By: Kelvin Chiringa
A deafening silence marked the aftermath of the waves of protest against gender-based violence that rocked Namibia precisely 12 months ago.
The protests dubbed #ShutItAllDown was spearheaded by youths who felt they needed to make a statement against rampant cases of GBV.
It was sparked by outrage at the murder of 22-year old Shannon Wasserfall, whose remains were discovered days after she went missing in 2020.
The incident generated a build-up of debate on social media behind the hashtag ShutItAllDown before pouring into the streets of Windhoek, leading to more than five days of rage.
It would ignite more protest action in various regions of the country and question the seriousness of state machinery in the fight against femicide.

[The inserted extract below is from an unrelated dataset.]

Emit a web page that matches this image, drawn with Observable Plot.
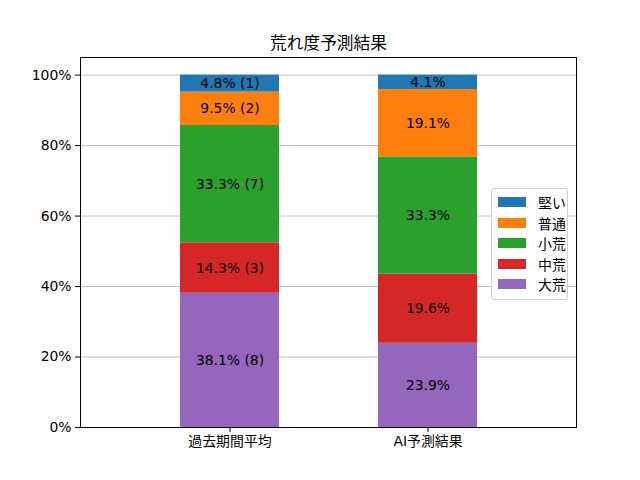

Those that dared the tear-gas and police arrests called for an end to the spiking cases of sexual gender-based violence-related murders and rapes, leading to a petition read out at Zoo Park before the demo hit parliament.
It was considered the largest mobilisation of young voices. It was by far the loudest cry ever made in a nation gripped by the demons of violence and gruesome murders, even against minors and newborn babies.
All in all, an estimated 400 took to the streets.
Its impact was deepened by police crackdown widely condemned and the arrest and detention of activists, including journalists, to the point that it attracted the attention of the State House.
On the 8th of October 2021, this week marked precisely a year after President Hage Geingob.
It was the highest level reached by the protestors to hack a sustainable path towards closer collaboration between the institutions of state and the activists on the ground.
Fundamental to their list of grievances was that Geingob declared a state of emergency over sexual gender-based violence.
A year letter, what has been achieved and what has changed?
The Villager engaged some of those at the forefront of the protest movement that brought the plight of women and girls to the surface.
“We are yet to find out what was discussed at Statehouse. Was anything realised out of what was discussed from Statehouse?
“Even the organisers have yet to talk about what influenced them to go to the streets against GBV. So, we are still to find out some of these things,” said Shelleygun Peterson, who covered the protest.
The protestors also demanded armed response units and special training for police in dealing with such cases.
“I could say that we are happy with the stance that we took and the action that came after the stance that we took, but I still feel that we lack a little bit in safety measures and in protocols that stand for victims, past and future. I still feel like we can do better in putting down legislation that makes sure that we have systems in place in regards to maybe policing and security so we can deal with this,” said one protestor.
Peterson said she tried to get answers from the government on what progress had been made a year later.
“When I sent questions to the ministry of higher education to ask them about the demands made by this group of young people, whether they had met any of them, they were completely unable to answer me,” she said.
Meanwhile, post the protests, cases of rape continued to feature in the media, as the high court tightened its sentences for convicted perpetrators.
The Swapo party has also come under fire for appointed a convicted rapist into its think-tank.
“You can see that there is a spike in rape cases. I do not see the ministry doing anything because these young people demonstrated at the ministry of gender. These ministers promised things that till today, most had not been done,” said Julia Heita, who reported on the demos.
For Peterson, more still needs to be done.
“As we look at the combating of rape amendment bill that was supposed to be tabled in parliament and discussed and finalised, we are in October, and that bill is still to see the light of the day in parliament.
“As we look at schools, soon after the Shut it down movement earlier this year, we had another case of alleged sodomy. A teacher was accused of sexually assaulting one of the students there, and that case is ongoing.
“We still have these things happening, and if you look at the training of police officers, we are yet to see some of these things realised. We can’t even say that the behaviour of society has changed. What has changed is that the conversation now is going. Understand that these young people took to the streets, and if we do not change anything, they will go back,” she said.